Dudleya have been getting some attention in the press lately due to an unfortunate run of poaching incidents along our California coastlines. But Dudleya have been studied and admired for decades by native plant enthusiasts and succulent enthusiasts. Their brilliant white farina and their ability to survive in tough conditions along our California coastline are just a few things that draw admiration for Dudleya.
Dudleya is a genus of succulents endemic (only native here!) to California and Mexico. In their natural habitat, they cling to rocky outcrops and bluffs along the coast. They are very slow growing in nature, so if you see a large clump, it may be more than 100+ years old. For this reason, their common name is Live-Forever.
Landscaping with Dudleya
In the garden, Dudleya offer large rosettes that stand out due to their white powder called farina -- which protects them from harsh weather conditions such as wind and sun. When in bloom, their long red or pink flower stalks shoot up yellow and pink flowers and offer pollen to local wildlife, making this plant a stunning specimen in any succulent garden.
To achieve a natural look, plant a single Dudleya brittonii next to a rock and tilt it towards the point of view of the passerby. This will allow excess water to drain off of the leaves and provide support for your new garden specimen. All of our Dudleya are grown by seed, so you may see differences in each plant due to genetic diversity.

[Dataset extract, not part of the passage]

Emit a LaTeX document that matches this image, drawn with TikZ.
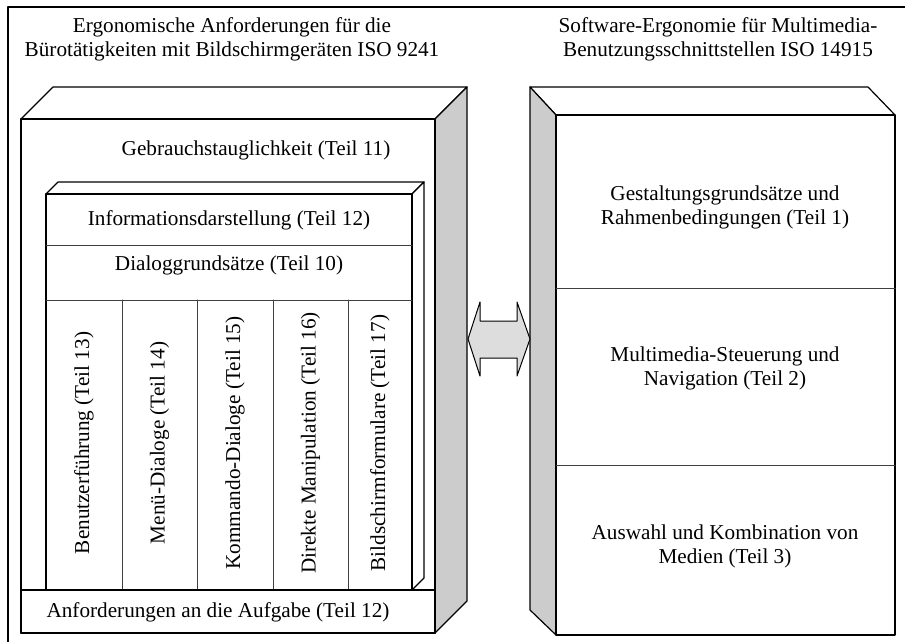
\documentclass[tikz,border=0pt]{standalone}
\usepackage{fontspec}
\setmainfont{Liberation Serif}
\usepackage{tikz}
\usetikzlibrary{arrows}

\definecolor{sidegray}{HTML}{CCCCCC}
\definecolor{arrowgray}{HTML}{DDDDDD}

\begin{document}
\begin{tikzpicture}[line cap=round,line join=round,x=0.5pt,y=-0.5pt,
  every node/.style={font=\fontsize{10.6}{12}\selectfont,inner sep=0pt},
  face/.style={draw=black,line width=0.6pt,fill=white},
  side/.style={draw=black,line width=0.6pt,fill=sidegray},
  sep/.style={draw=black!75,line width=0.5pt},
  title/.style={align=center},
  colt/.style={rotate=90}]
\useasboundingbox (0,0) rectangle (905,642);
\draw[line width=0.6pt] (8,642) -- (8,7) -- (905,7);
\node[title] (isotitle) at (232,39) {Ergonomische Anforderungen für die\\Bürotätigkeiten mit Bildschirmgeräten ISO 9241};
\node[title] (mmtitle) at (718,39) {Software-Ergonomie für Multimedia-\\Benutzungsschnittstellen ISO 14915};
\draw[face] (21,119) -- (53,87) -- (467,87) -- (435,119) -- cycle;
\draw[side] (435,119) -- (467,87) -- (467,601) -- (435,633) -- cycle;
\draw[face] (21,119) rectangle (435,633);
\node (gebrauch) at (256,150) {Gebrauchstauglichkeit (Teil 11)};
\draw[face] (46,194) -- (58,182) -- (424,182) -- (412,194) -- cycle;
\draw[face] (412,194) -- (424,182) -- (424,578) -- (412,590) -- cycle;
\draw[face] (46,194) rectangle (412,590);
\draw[sep] (46,245) -- (412,245);
\draw[sep] (46,300) -- (412,300);
\foreach \x in {122,197,273,348}
\draw[sep] (\x,300) -- (\x,590);
\node (info) at (229,220) {Informationsdarstellung (Teil 12)};
\node (dialog) at (229,265) {Dialoggrundsätze (Teil 10)};
\foreach \x/\t/\n in {84/Benutzerführung (Teil 13)/13,159.5/Menü-Dialoge (Teil 14)/14,235/Kommando-Dialoge (Teil 15)/15,310.5/Direkte Manipulation (Teil 16)/16,380/Bildschirmformulare (Teil 17)/17}
\node[colt] (teil\n) at (\x,443) {\t};
\draw[face] (21,590) rectangle (435,633);
\node (aufgabe) at (218,612) {Anforderungen an die Aufgabe (Teil 12)};
\draw[face] (530,87) -- (868,87) -- (895,115) -- (556,115) -- cycle;
\draw[side] (530,87) -- (556,115) -- (556,635) -- (530,610) -- cycle;
\draw[face] (556,115) rectangle (895,635);
\draw[sep] (556,288) -- (895,288);
\draw[sep] (556,465) -- (895,465);
\node[title] (gestaltung) at (725,207) {Gestaltungsgrundsätze und\\Rahmenbedingungen (Teil 1)};
\node[title] (steuerung) at (725,368) {Multimedia-Steuerung und\\Navigation (Teil 2)};
\node[title] (medien) at (725,546) {Auswahl und Kombination von\\Medien (Teil 3)};
\draw[line width=0.5pt,fill=arrowgray] (468,339) -- (480,302) -- (480,321) -- (517,321) -- (517,302) -- (530,339) -- (517,376) -- (517,358) -- (480,358) -- (480,376) -- cycle;
\end{tikzpicture}
\end{document}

There are over 40 varieties of Dudleya found in nature. We cultivate a few different types of Dudleya at Succulent Gardens, and generally have them available in the summer months in 1 gallon and 2 gallon sizes. This year's healthy crop will include Dudleya brittonii (Giant Chalk Live-Forever) and Dudleya hassei hybrid (Catalina Island Live-Forever). We are currently working on increasing our numbers of Dudleya found locally in California including: Dudleya lanceolata (Lanceleaf Live-Forever), Dudleya farinosa (Bluff Lettuce), and Dudleya hybrids.

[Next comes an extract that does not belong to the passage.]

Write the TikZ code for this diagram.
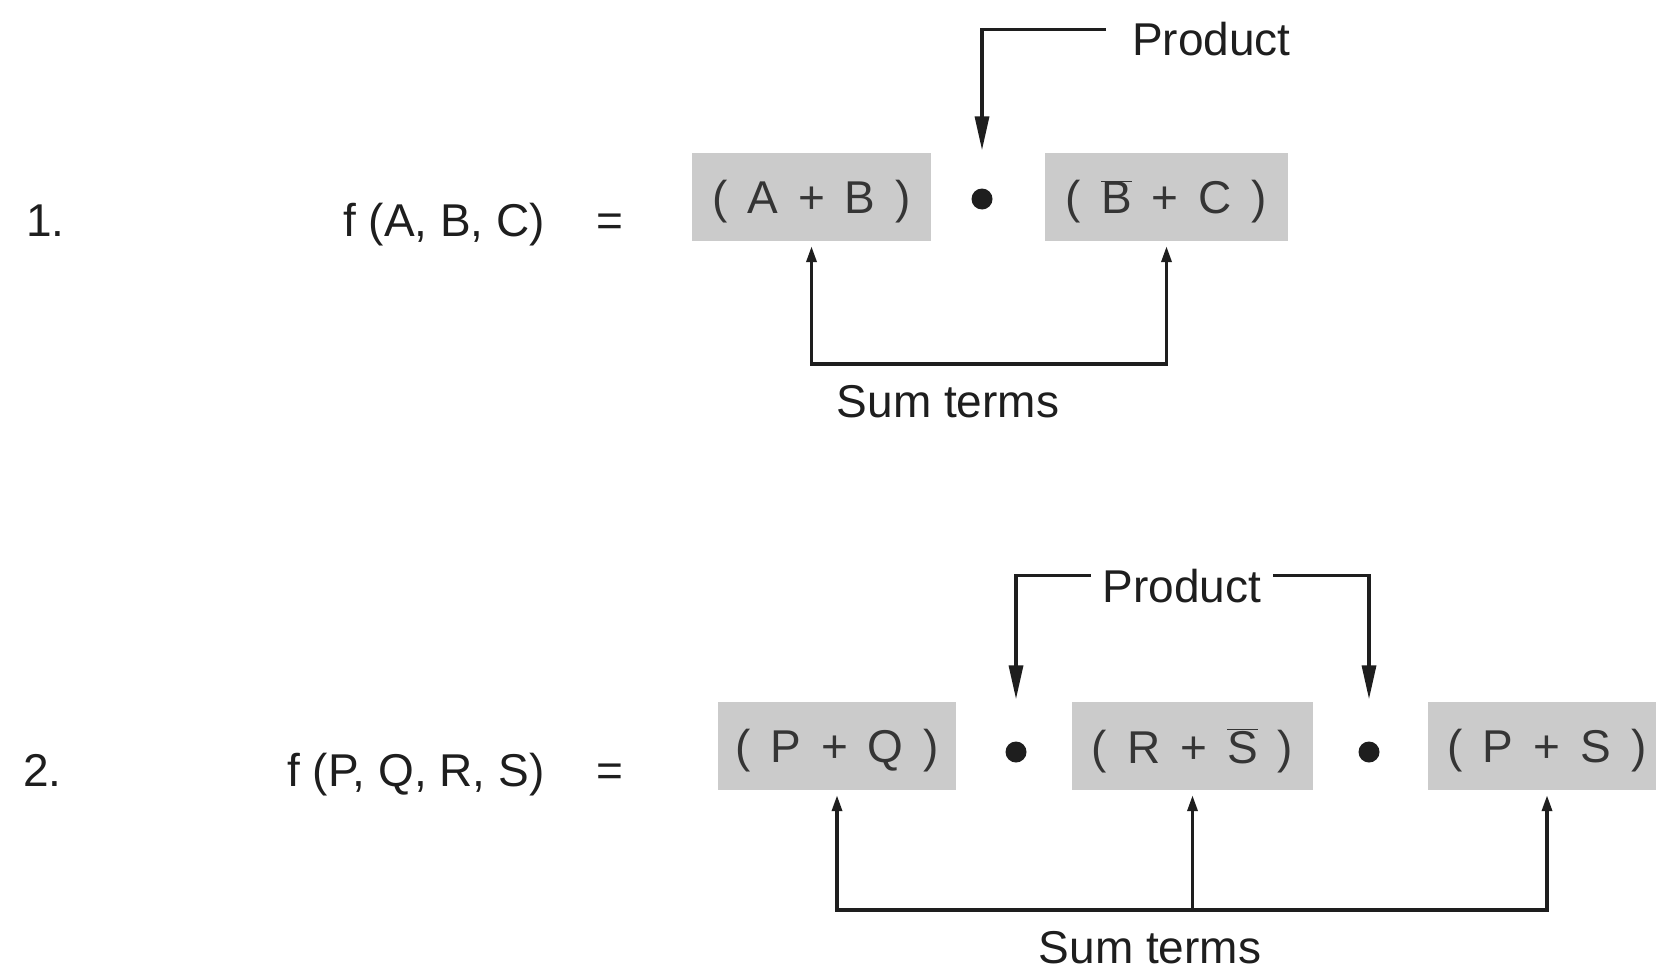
\documentclass[tikz,border=0pt]{standalone}
\usepackage{fontspec}
\setmainfont{Liberation Sans}
\usetikzlibrary{arrows.meta}
\definecolor{boxgray}{HTML}{CBCBCB}
\definecolor{ink}{HTML}{1E1E1E}
\newcommand{\tgap}{\hspace{20pt}}
\tikzset{
  lbl/.style={inner sep=0pt, text=ink, font=\fontsize{46}{50}\selectfont},
  termbox/.style={fill=boxgray, minimum height=88pt, inner sep=0pt, text depth=0pt, text=ink!90, font=\fontsize{46}{50}\selectfont},
  proddot/.style={circle, fill=ink, minimum size=21pt, inner sep=0pt},
  prodarrow/.style={draw=ink, line width=3.4pt, -{Triangle[length=34pt,width=14pt]}},
  sumboth/.style={draw=ink, line width=3.4pt, {Triangle[length=16pt,width=10pt]}-{Triangle[length=16pt,width=10pt]}, shorten <=5pt, shorten >=5pt},
  sumone/.style={draw=ink, line width=3.4pt, -{Triangle[length=16pt,width=10pt]}, shorten >=5pt},
}
\begin{document}
\begin{tikzpicture}[x=1pt,y=-1pt]
\useasboundingbox (0,0) rectangle (1656,974);
\clip (0,0) rectangle (1656,974);
\fill[white] (0,0) rectangle (1656,974);

% ---------- Row 1 ----------
\node[lbl, anchor=base west] (n1) at (26,236) {1.};
\node[lbl, anchor=base west] (f1) at (343,236) {f (A, B, C)};
\node[lbl, anchor=base] (e1) at (610,236) {=};
\node[termbox, minimum width=239pt] (b1) at (811.5,197) {(\tgap A\tgap +\tgap B\tgap )};
\node[proddot] (d1) at (982,199) {};
\node[termbox, minimum width=243pt] (b2) at (1166.5,197) {(\tgap $\overline{\mbox{B}}$\tgap +\tgap C\tgap )};
\node[lbl, anchor=base west, inner xsep=26pt] (p1) at (1106,56) {Product};
\draw[prodarrow, shorten >=38pt] ([yshift=10pt]p1.west) -| (d1.north);
\coordinate (s1) at (989,364);
\draw[sumboth] (b1.south) |- (s1) -| (b2.south);
\node[lbl, anchor=base] (st1) at (948,417) {Sum terms};

% ---------- Row 2 ----------
\node[lbl, anchor=base west] (n2) at (23,786) {2.};
\node[lbl, anchor=base west] (f2) at (287,786) {f (P, Q, R, S)};
\node[lbl, anchor=base] (e2) at (610,786) {=};
\node[termbox, minimum width=238pt] (c1) at (837,746) {(\tgap P\tgap +\tgap Q\tgap )};
\node[proddot] (d2) at (1016,752) {};
\node[termbox, minimum width=241pt] (c2) at (1192.5,746) {(\tgap R\tgap +\tgap $\overline{\mbox{S}}$\tgap )};
\node[proddot] (d3) at (1369,752) {};
\node[termbox, minimum width=238pt] (c3) at (1547,746) {(\tgap P\tgap +\tgap S\tgap )};
\node[lbl, anchor=base, inner xsep=12pt] (p2) at (1182,602) {Product};
\draw[prodarrow, shorten >=42pt] ([yshift=10pt]p2.west) -| (d2.north);
\draw[prodarrow, shorten >=42pt] ([yshift=10pt]p2.east) -| (d3.north);
\coordinate (s2) at (1192.5,910);
\draw[sumboth] (c1.south) |- (s2) -| (c3.south);
\draw[sumone] (s2) -- (c2.south);
\node[lbl, anchor=base] (st2) at (1150,963) {Sum terms};
\end{tikzpicture}
\end{document}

Dudleya should be planted in full sun on the coast and protected from afternoon sun in inland gardens. Dudleya should be provided with excellent drainage to prevent rotting. Deeply soak plants when soil approaches dryness. In summer, avoid overhead irrigation and water just once a month. You can expect plants to look smaller and shriveled up in summer months, but will perk up with the cooler temperatures and more water in winter and spring.
In spring, large flower stalks will rise above the rosettes which can be pruned when dried out or if aphids appear. Save the small dust-like seeds and sprinkle over flats of moist soil to propagate.